|Erica in First Grade (left) & her Best Friend Leah|
Once we arrived at home, we set his cage on a kitchen counter where he happily chirped while perched on his wooden rod. My son, finding Oliver interesting, opened the cage to pet his furry head while I was engrossed in a phone conversation. Seeing a chance at freedom, Oliver flew out of his prison and lapped the kitchen.
As the loose bird soared, my children tried to cup him in their hands, but no, children's paws are not good for capturing birds. To trap a bird, it takes a professional; it takes a golden retriever. That's right. Snap! Our dog Swaz thought he was helping by catching little Oliver in his toothy jaws.
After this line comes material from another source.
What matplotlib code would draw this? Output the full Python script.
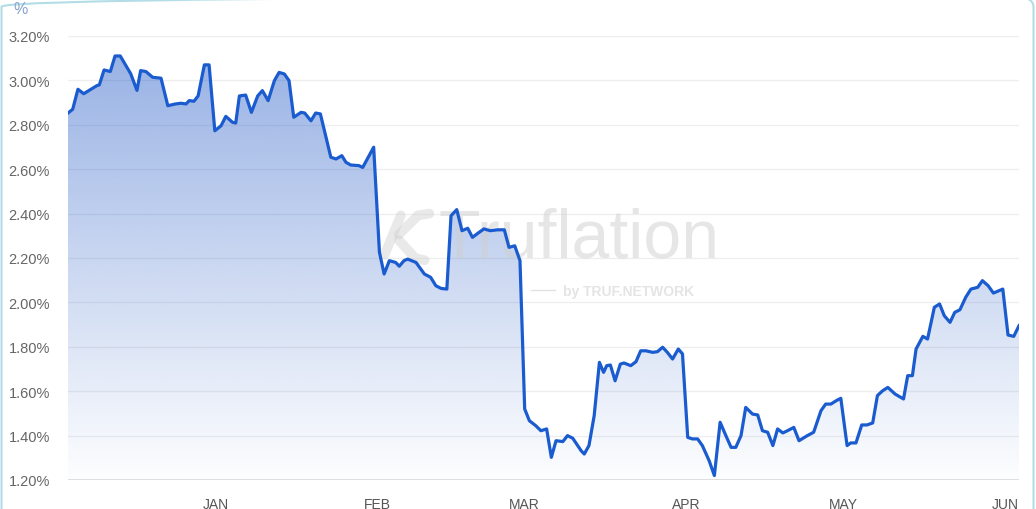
import matplotlib
matplotlib.use("Agg")
import matplotlib.pyplot as plt
import matplotlib.dates as mdates
from matplotlib.patches import Polygon, FancyBboxPatch
import numpy as np
import pandas as pd

# Truflation-style inflation index, Dec 2024 - Jun 2025
# day offsets from 2025-01-01 and values (%)
days = [-28.3, -27.4, -26.4, -25.3, -23.9, -22.8, -22.3, -21.4, -20.2, -19.3,
        -18.3, -16.3, -15.1, -14.4, -13.4, -12.1, -10.5, -9.2, -7.7, -6.7,
        -5.7, -5.1, -4.2, -3.4, -2.2, -1.3, -0.2, 1.0, 1.9, 3.2,
        3.8, 4.5, 5.7, 6.8, 8.0, 8.9, 10.0, 11.2, 12.1, 13.1,
        14.0, 14.9, 16.3, 17.0, 18.2, 19.1, 20.0, 22.0, 23.0, 24.1,
        24.9, 25.8, 27.4, 28.1, 30.2, 31.3, 32.2, 33.2, 34.4, 35.1,
        36.0, 36.7, 38.3, 39.9, 41.1, 42.1, 43.1, 44.2, 45.0, 46.1,
        47.1, 48.2, 49.1, 50.4, 51.3, 52.5, 53.9, 55.2, 56.1, 57.2,
        58.2, 59.1, 60.0, 61.2, 62.2, 63.3, 64.2, 65.1, 66.4, 67.3,
        68.3, 69.9, 70.5, 71.4, 72.4, 73.4, 74.2, 74.8, 75.5, 76.4,
        77.4, 78.1, 79.4, 80.4, 81.3, 82.3, 83.6, 84.5, 85.5, 86.4,
        87.4, 88.5, 89.3, 90.3, 91.2, 92.2, 93.1, 94.4, 95.4, 96.5,
        97.6, 98.6, 99.5, 100.5, 101.4, 102.7, 103.7, 104.6, 105.6, 106.6,
        107.5, 108.5, 109.4, 110.6, 111.6, 113.2, 114.4, 115.8, 116.7, 117.7,
        118.7, 119.6, 120.8, 121.5, 122.5, 123.6, 124.6, 125.7, 126.6, 127.6,
        128.6, 130.0, 131.6, 132.4, 133.3, 134.0, 135.3, 136.2, 137.5, 138.5,
        139.4, 140.5, 141.4, 142.4, 143.5, 144.5, 145.8, 146.7, 147.8, 148.8,
        150.6, 151.6, 152.7, 153.7]
values = [2.853, 2.870, 2.960, 2.940, 2.960, 2.976, 2.980, 3.047, 3.040, 3.110,
          3.110, 3.030, 2.955, 3.044, 3.040, 3.014, 3.010, 2.886, 2.894, 2.897,
          2.894, 2.909, 2.906, 2.930, 3.070, 3.070, 2.773, 2.796, 2.838, 2.811,
          2.808, 2.930, 2.934, 2.856, 2.930, 2.954, 2.909, 2.999, 3.036, 3.029,
          2.999, 2.834, 2.856, 2.853, 2.818, 2.853, 2.849, 2.654, 2.646, 2.661,
          2.631, 2.619, 2.616, 2.608, 2.699, 2.226, 2.128, 2.188, 2.180, 2.163,
          2.188, 2.195, 2.180, 2.128, 2.113, 2.075, 2.063, 2.060, 2.390, 2.418,
          2.323, 2.334, 2.293, 2.316, 2.331, 2.323, 2.327, 2.327, 2.248, 2.255,
          2.188, 1.520, 1.467, 1.445, 1.422, 1.430, 1.302, 1.377, 1.373, 1.400,
          1.388, 1.332, 1.317, 1.355, 1.490, 1.730, 1.685, 1.715, 1.718, 1.647,
          1.722, 1.727, 1.715, 1.733, 1.782, 1.782, 1.775, 1.778, 1.798, 1.775,
          1.745, 1.790, 1.768, 1.392, 1.385, 1.385, 1.355, 1.287, 1.220, 1.460,
          1.400, 1.347, 1.347, 1.400, 1.527, 1.497, 1.493, 1.422, 1.415, 1.355,
          1.430, 1.412, 1.422, 1.437, 1.377, 1.400, 1.415, 1.512, 1.542, 1.542,
          1.557, 1.568, 1.355, 1.367, 1.367, 1.448, 1.448, 1.457, 1.580, 1.602,
          1.617, 1.587, 1.565, 1.670, 1.670, 1.790, 1.847, 1.835, 1.978, 1.993,
          1.940, 1.910, 1.955, 1.967, 2.023, 2.060, 2.068, 2.098, 2.075, 2.042,
          2.060, 1.853, 1.847, 1.895]

month_starts = ["2025-01-01", "2025-02-01", "2025-03-01", "2025-04-01",
                "2025-05-01", "2025-06-01"]
month_labels = ["JAN", "FEB", "MAR", "APR", "MAY", "JUN"]
y_ticks = [1.2, 1.4, 1.6, 1.8, 2.0, 2.2, 2.4, 2.6, 2.8, 3.0, 3.2]

dates = pd.Timestamp("2025-01-01") + pd.to_timedelta(days, unit="D")
xn = mdates.date2num(dates.to_pydatetime())
yv = np.array(values)

line_color = "#1a5ccf"
ymin, ymax = 1.2, 3.2

fig = plt.figure(figsize=(10.36, 5.1), dpi=100, facecolor="white")
ax = fig.add_axes([68 / 1036, 29 / 510, (1019 - 68) / 1036, (481 - 37) / 510])
ax.set_facecolor("white")

# card border (top edge just outside the picture, only the corners show)
card = FancyBboxPatch((1.5 / 1036, -0.05), 1032 / 1036, 1.05 + 2.5 / 510,
                      boxstyle="round,pad=0,rounding_size=0.02",
                      transform=fig.transFigure, facecolor="none",
                      edgecolor="#b3dde6", linewidth=1.5, zorder=0)
fig.patches.append(card)

# grid
for t in y_ticks:
    ax.axhline(t, color="#dcdcdc" if t == ymin else "#eeeeee",
               linewidth=1.2 if t == ymin else 0.9, zorder=0.5)

# gradient fill under the line
grad = np.zeros((256, 1, 4))
rgb = matplotlib.colors.to_rgb("#2a5fc8")
grad[:, 0, :3] = rgb
grad[:, 0, 3] = np.linspace(0.01, 0.50, 256)
im = ax.imshow(grad, extent=[xn[0], xn[-1], ymin, ymax], origin="lower",
               aspect="auto", zorder=1, interpolation="bilinear")
verts = [(xn[0], ymin)] + list(zip(xn, yv)) + [(xn[-1], ymin)]
poly = Polygon(verts, closed=True, facecolor="none", edgecolor="none")
ax.add_patch(poly)
im.set_clip_path(poly)

# watermark
wm = dict(transform=ax.transAxes, zorder=2, family="Liberation Sans",
          color="#cfcfcf", va="center", ha="left")
ax.text(0.390, 0.545, "Truflation", fontsize=49, alpha=0.5, **wm)
ax.text(0.521, 0.426, "by TRUF.NETWORK", fontsize=10, fontweight="bold",
        alpha=0.55, **wm)
ax.plot([0.487, 0.512], [0.427, 0.427], transform=ax.transAxes,
        color="#d6d6d6", linewidth=1, alpha=0.7, zorder=2)
ax.plot([0.333, 0.350], [0.508, 0.596], transform=ax.transAxes,
        color="#cfcfcf", linewidth=7, alpha=0.45, solid_capstyle="round", zorder=2)
ax.plot([0.348, 0.368, 0.380], [0.553, 0.596, 0.600], transform=ax.transAxes,
        color="#cfcfcf", linewidth=7, alpha=0.45, solid_capstyle="round", zorder=2)
ax.plot([0.348, 0.365, 0.375], [0.540, 0.500, 0.495], transform=ax.transAxes,
        color="#cfcfcf", linewidth=7, alpha=0.45, solid_capstyle="round", zorder=2)

# line
ax.plot(xn, yv, color=line_color, linewidth=2.3, solid_joinstyle="round",
        zorder=3)

ax.set_xlim(xn[0], xn[-1])
ax.set_ylim(ymin, ymax)
ax.set_yticks(y_ticks)
ax.set_yticklabels([f"{t:.2f}%" for t in y_ticks])
ax.set_xticks(mdates.date2num(pd.to_datetime(month_starts).to_pydatetime()))
ax.set_xticklabels(month_labels)
ax.tick_params(axis="y", length=0, pad=13, labelsize=10.5, labelcolor="#666666")
ax.tick_params(axis="x", length=0, pad=12, labelsize=10, labelcolor="#555555")
for lbl in ax.get_xticklabels() + ax.get_yticklabels():
    lbl.set_family("Liberation Sans")
for s in ax.spines.values():
    s.set_visible(False)

fig.text(21 / 1036, 1 - 10 / 510, "%", color="#87a3cb", fontsize=11.5,
         family="Liberation Sans", ha="center", va="center")

fig.savefig("out.png", dpi=100, facecolor="white")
I dropped the phone, let out a panic scream, and ascended on the bird-catching furball to pry his thick jaws open. Oliver fell out of the Swaz's dark mouth and landed on the floor. I picked up the slobber-soaked bird and placed his shaking body back in the cage.
Oliver didn't sing anymore. Not his high-pitched flute sounds nor deep-pitched oboe; not country, rock, or rap. He just hugged the wall of the kitchen and shook like a schizo. Every time our dog sniffed or even passed the cage, he squeezed even closer to his corner, shook harder, and his beady bird eyes grew as large as ping pong balls. Okay, they stayed small and beady, but he was scared.
Finally the day came for Erica to bring Oliver back to school and share her journal about Oliver's week. The shocking truth proved a bit of an embarrassment, especially when Oliver mysteriously kicked the bucket over the summer. I think it was heart failure from plaguing nightmares of sharp teeth. RIP, Oliver.